▶ THE PROBLEM
Can you transcribe every line exactly and leave the pictures behind?

▶ DATA SEGMENT
++++++++

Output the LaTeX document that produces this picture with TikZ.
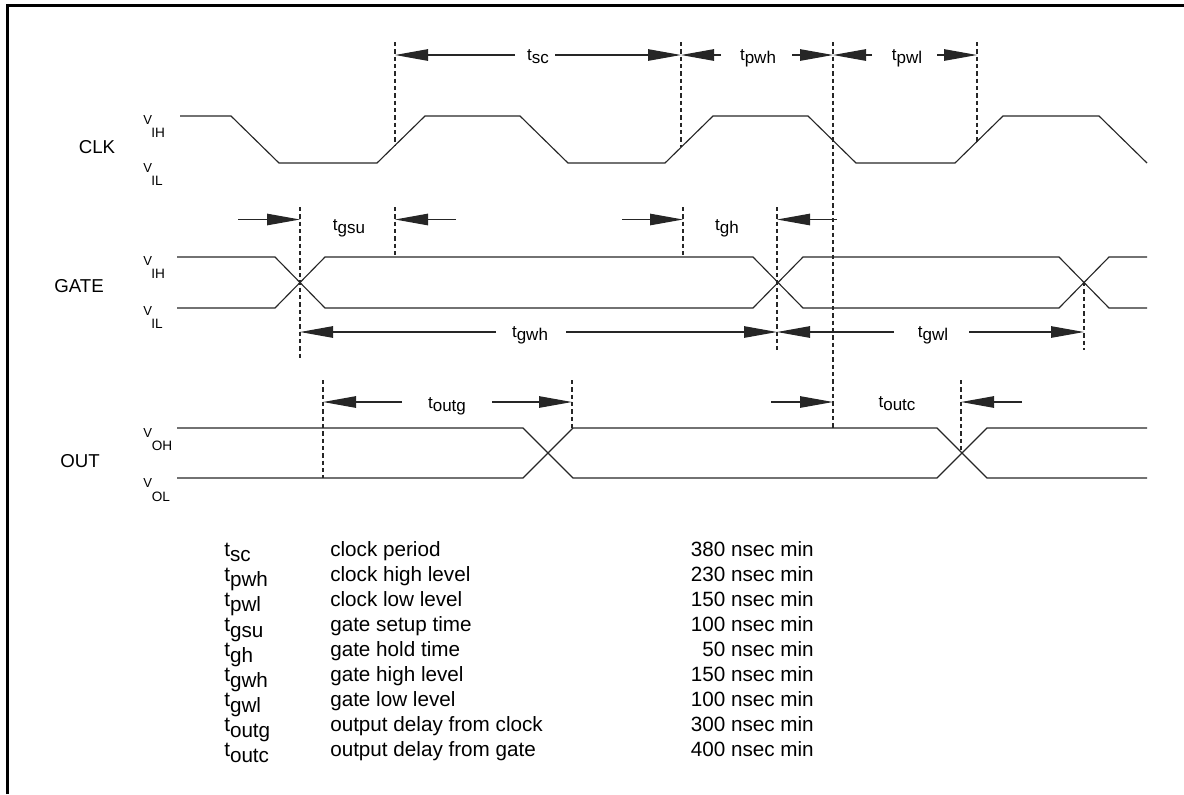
\documentclass[tikz,border=0pt]{standalone}
\usepackage{fontspec}
\setmainfont{Liberation Sans}
\usetikzlibrary{arrows.meta}
\newcommand{\tlab}[1]{t\raisebox{-2.6pt}{#1}}
\newcommand{\ttab}[1]{t\raisebox{-4.3pt}{#1}}
\begin{document}
\begin{tikzpicture}[x=0.75pt,y=-0.75pt,
  wave/.style={line width=0.85pt, black!85, line join=miter},
  dimline/.style={line width=0.9pt, black!85, -{Triangle[length=24.75pt,width=8.6pt]}},
  guide/.style={line width=0.8pt, black!85, dash pattern=on 3.2pt off 2.3pt},
  sig/.style={font=\fontsize{14}{16}\selectfont, anchor=center, inner sep=0},
  vlab/.style={font=\fontsize{9.8}{10}\selectfont, anchor=base west, inner sep=0},
  vsub/.style={font=\fontsize{10.2}{11}\selectfont, anchor=base west, inner sep=0},
  tl/.style={font=\fontsize{12.75}{14}\selectfont, anchor=base, inner sep=0},
  tab/.style={font=\fontsize{15.5}{18}\selectfont, anchor=base west, inner sep=0},
  num/.style={font=\fontsize{15.5}{18}\selectfont, anchor=base east, inner sep=0}]

\useasboundingbox (0,0) rectangle (1184,794);

% frame
\draw[line width=2pt] (7.3,794) -- (7.3,5.3) -- (1184,5.3);

% ---------- signal names ----------
\node[sig] (clk)  at (97,147)  {CLK};
\node[sig] (gate) at (79,286)  {GATE};
\node[sig] (out)  at (80,461)  {OUT};

% level labels
\node[vlab] (v1)  at (143,124.5) {V};  \node[vsub] (v1s) at (151,137)   {IH};
\node[vlab] (v2)  at (143,172)   {V};  \node[vsub] (v2s) at (151,185)   {IL};
\node[vlab] (v3)  at (143,265.5) {V};  \node[vsub] (v3s) at (151,278)   {IH};
\node[vlab] (v4)  at (143,315.5) {V};  \node[vsub] (v4s) at (151,328.5) {IL};
\node[vlab] (v5)  at (143,437)   {V};  \node[vsub] (v5s) at (151.5,450) {OH};
\node[vlab] (v6)  at (143,487)   {V};  \node[vsub] (v6s) at (151.5,501) {OL};

% ---------- CLK waveform ----------
\draw[wave] (180,116) -- (231,116) -- (279,163) -- (377,163) -- (425,116)
  -- (520,116) -- (568,163) -- (665,163) -- (713,116) -- (808,116)
  -- (856,163) -- (955,163) -- (1003,116) -- (1099,116) -- (1147,163);

% ---------- GATE waveform ----------
\draw[wave] (177,257) -- (275,257) -- (325,308) -- (753,308) -- (803,257)
  -- (1059,257) -- (1109,308) -- (1147,308);
\draw[wave] (177,308) -- (275,308) -- (325,257) -- (753,257) -- (803,308)
  -- (1059,308) -- (1109,257) -- (1147,257);

% ---------- OUT waveform ----------
\draw[wave] (177,428) -- (523,428) -- (573,478) -- (937,478) -- (987,428) -- (1147,428);
\draw[wave] (177,478) -- (523,478) -- (573,428) -- (937,428) -- (987,478) -- (1147,478);

% ---------- guide lines ----------
\draw[guide] (395,42) -- (395,145.4);
\draw[guide] (681,42) -- (681,147.3);
\draw[guide] (833,42) -- (833,428);
\draw[guide] (977,42) -- (977,141.5);
\draw[guide] (300,207) -- (300,360);
\draw[guide] (395,207) -- (395,257);
\draw[guide] (683,207) -- (683,257);
\draw[guide] (777,207) -- (777,350);
\draw[guide] (1084,282) -- (1084,350);
\draw[guide] (323,380) -- (323,478);
\draw[guide] (572,380) -- (572,428);
\draw[guide] (961,380) -- (961,453);

% ---------- top dimensions ----------
\node[tl] (tsc)  at (538,60) {\tlab{sc}};
\node[tl] (tpwh) at (758,60) {\tlab{pwh}};
\node[tl] (tpwl) at (907,60) {\tlab{pwl}};
\draw[dimline] (515,55) -- (395,55);
\draw[dimline] (555,55) -- (681,55);
\draw[dimline] (721,55) -- (681,55);
\draw[dimline] (792,55) -- (833,55);
\draw[dimline] (872,55) -- (833,55);
\draw[dimline] (937,55) -- (977,55);

% ---------- gate dimensions ----------
\node[tl] (tgsu) at (349,230.5) {\tlab{gsu}};
\node[tl] (tgh)  at (727,230.5) {\tlab{gh}};
\draw[dimline] (238,219.5) -- (300,219.5);
\draw[dimline] (456,219.5) -- (395,219.5);
\draw[dimline] (622,219.5) -- (683,219.5);
\draw[dimline] (837,219.5) -- (777,219.5);

\node[tl] (tgwh) at (530,337) {\tlab{gwh}};
\node[tl] (tgwl) at (933,337) {\tlab{gwl}};
\draw[dimline] (496,332) -- (300,332);
\draw[dimline] (566,332) -- (777,332);
\draw[dimline] (894,332) -- (777,332);
\draw[dimline] (969,332) -- (1084,332);

% ---------- out dimensions ----------
\node[tl] (toutg) at (447,408) {\tlab{outg}};
\node[tl] (toutc) at (897,407) {\tlab{outc}};
\draw[dimline] (402,402) -- (323,402);
\draw[dimline] (492,402) -- (572,402);
\draw[dimline] (771,402) -- (833,402);
\draw[dimline] (1022,402) -- (961,402);

% ---------- table ----------
\foreach \s/\d/\n [count=\i from 0] in {sc/clock period/380, pwh/clock high level/230,
    pwl/clock low level/150, gsu/gate setup time/100, gh/gate hold time/50,
    gwh/gate high level/150, gwl/gate low level/100, outg/output delay from clock/300,
    outc/output delay from gate/400}{
  \node[tab] (tt\i) at (224,556+25.1*\i) {\ttab{\s}};
  \node[tab] (td\i) at (330,556+25.1*\i) {\d};
  \node[num] (tn\i) at (814,556+25.1*\i) {\n{} nsec min};
}
\end{tikzpicture}
\end{document}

++++++++

▶ THE OUTPUT
Output the LaTeX document that produces this picture with TikZ.
\documentclass[tikz,border=0pt]{standalone}
\usepackage{fontspec}
\setmainfont{Liberation Sans}
\usetikzlibrary{arrows.meta}
\newcommand{\tlab}[1]{t\raisebox{-2.6pt}{#1}}
\newcommand{\ttab}[1]{t\raisebox{-4.3pt}{#1}}
\begin{document}
\begin{tikzpicture}[x=0.75pt,y=-0.75pt,
  wave/.style={line width=0.85pt, black!85, line join=miter},
  dimline/.style={line width=0.9pt, black!85, -{Triangle[length=24.75pt,width=8.6pt]}},
  guide/.style={line width=0.8pt, black!85, dash pattern=on 3.2pt off 2.3pt},
  sig/.style={font=\fontsize{14}{16}\selectfont, anchor=center, inner sep=0},
  vlab/.style={font=\fontsize{9.8}{10}\selectfont, anchor=base west, inner sep=0},
  vsub/.style={font=\fontsize{10.2}{11}\selectfont, anchor=base west, inner sep=0},
  tl/.style={font=\fontsize{12.75}{14}\selectfont, anchor=base, inner sep=0},
  tab/.style={font=\fontsize{15.5}{18}\selectfont, anchor=base west, inner sep=0},
  num/.style={font=\fontsize{15.5}{18}\selectfont, anchor=base east, inner sep=0}]

\useasboundingbox (0,0) rectangle (1184,794);

% frame
\draw[line width=2pt] (7.3,794) -- (7.3,5.3) -- (1184,5.3);

% ---------- signal names ----------
\node[sig] (clk)  at (97,147)  {CLK};
\node[sig] (gate) at (79,286)  {GATE};
\node[sig] (out)  at (80,461)  {OUT};

% level labels
\node[vlab] (v1)  at (143,124.5) {V};  \node[vsub] (v1s) at (151,137)   {IH};
\node[vlab] (v2)  at (143,172)   {V};  \node[vsub] (v2s) at (151,185)   {IL};
\node[vlab] (v3)  at (143,265.5) {V};  \node[vsub] (v3s) at (151,278)   {IH};
\node[vlab] (v4)  at (143,315.5) {V};  \node[vsub] (v4s) at (151,328.5) {IL};
\node[vlab] (v5)  at (143,437)   {V};  \node[vsub] (v5s) at (151.5,450) {OH};
\node[vlab] (v6)  at (143,487)   {V};  \node[vsub] (v6s) at (151.5,501) {OL};

% ---------- CLK waveform ----------
\draw[wave] (180,116) -- (231,116) -- (279,163) -- (377,163) -- (425,116)
  -- (520,116) -- (568,163) -- (665,163) -- (713,116) -- (808,116)
  -- (856,163) -- (955,163) -- (1003,116) -- (1099,116) -- (1147,163);

% ---------- GATE waveform ----------
\draw[wave] (177,257) -- (275,257) -- (325,308) -- (753,308) -- (803,257)
  -- (1059,257) -- (1109,308) -- (1147,308);
\draw[wave] (177,308) -- (275,308) -- (325,257) -- (753,257) -- (803,308)
  -- (1059,308) -- (1109,257) -- (1147,257);

% ---------- OUT waveform ----------
\draw[wave] (177,428) -- (523,428) -- (573,478) -- (937,478) -- (987,428) -- (1147,428);
\draw[wave] (177,478) -- (523,478) -- (573,428) -- (937,428) -- (987,478) -- (1147,478);

% ---------- guide lines ----------
\draw[guide] (395,42) -- (395,145.4);
\draw[guide] (681,42) -- (681,147.3);
\draw[guide] (833,42) -- (833,428);
\draw[guide] (977,42) -- (977,141.5);
\draw[guide] (300,207) -- (300,360);
\draw[guide] (395,207) -- (395,257);
\draw[guide] (683,207) -- (683,257);
\draw[guide] (777,207) -- (777,350);
\draw[guide] (1084,282) -- (1084,350);
\draw[guide] (323,380) -- (323,478);
\draw[guide] (572,380) -- (572,428);
\draw[guide] (961,380) -- (961,453);

% ---------- top dimensions ----------
\node[tl] (tsc)  at (538,60) {\tlab{sc}};
\node[tl] (tpwh) at (758,60) {\tlab{pwh}};
\node[tl] (tpwl) at (907,60) {\tlab{pwl}};
\draw[dimline] (515,55) -- (395,55);
\draw[dimline] (555,55) -- (681,55);
\draw[dimline] (721,55) -- (681,55);
\draw[dimline] (792,55) -- (833,55);
\draw[dimline] (872,55) -- (833,55);
\draw[dimline] (937,55) -- (977,55);

% ---------- gate dimensions ----------
\node[tl] (tgsu) at (349,230.5) {\tlab{gsu}};
\node[tl] (tgh)  at (727,230.5) {\tlab{gh}};
\draw[dimline] (238,219.5) -- (300,219.5);
\draw[dimline] (456,219.5) -- (395,219.5);
\draw[dimline] (622,219.5) -- (683,219.5);
\draw[dimline] (837,219.5) -- (777,219.5);

\node[tl] (tgwh) at (530,337) {\tlab{gwh}};
\node[tl] (tgwl) at (933,337) {\tlab{gwl}};
\draw[dimline] (496,332) -- (300,332);
\draw[dimline] (566,332) -- (777,332);
\draw[dimline] (894,332) -- (777,332);
\draw[dimline] (969,332) -- (1084,332);

% ---------- out dimensions ----------
\node[tl] (toutg) at (447,408) {\tlab{outg}};
\node[tl] (toutc) at (897,407) {\tlab{outc}};
\draw[dimline] (402,402) -- (323,402);
\draw[dimline] (492,402) -- (572,402);
\draw[dimline] (771,402) -- (833,402);
\draw[dimline] (1022,402) -- (961,402);

% ---------- table ----------
\foreach \s/\d/\n [count=\i from 0] in {sc/clock period/380, pwh/clock high level/230,
    pwl/clock low level/150, gsu/gate setup time/100, gh/gate hold time/50,
    gwh/gate high level/150, gwl/gate low level/100, outg/output delay from clock/300,
    outc/output delay from gate/400}{
  \node[tab] (tt\i) at (224,556+25.1*\i) {\ttab{\s}};
  \node[tab] (td\i) at (330,556+25.1*\i) {\d};
  \node[num] (tn\i) at (814,556+25.1*\i) {\n{} nsec min};
}
\end{tikzpicture}
\end{document}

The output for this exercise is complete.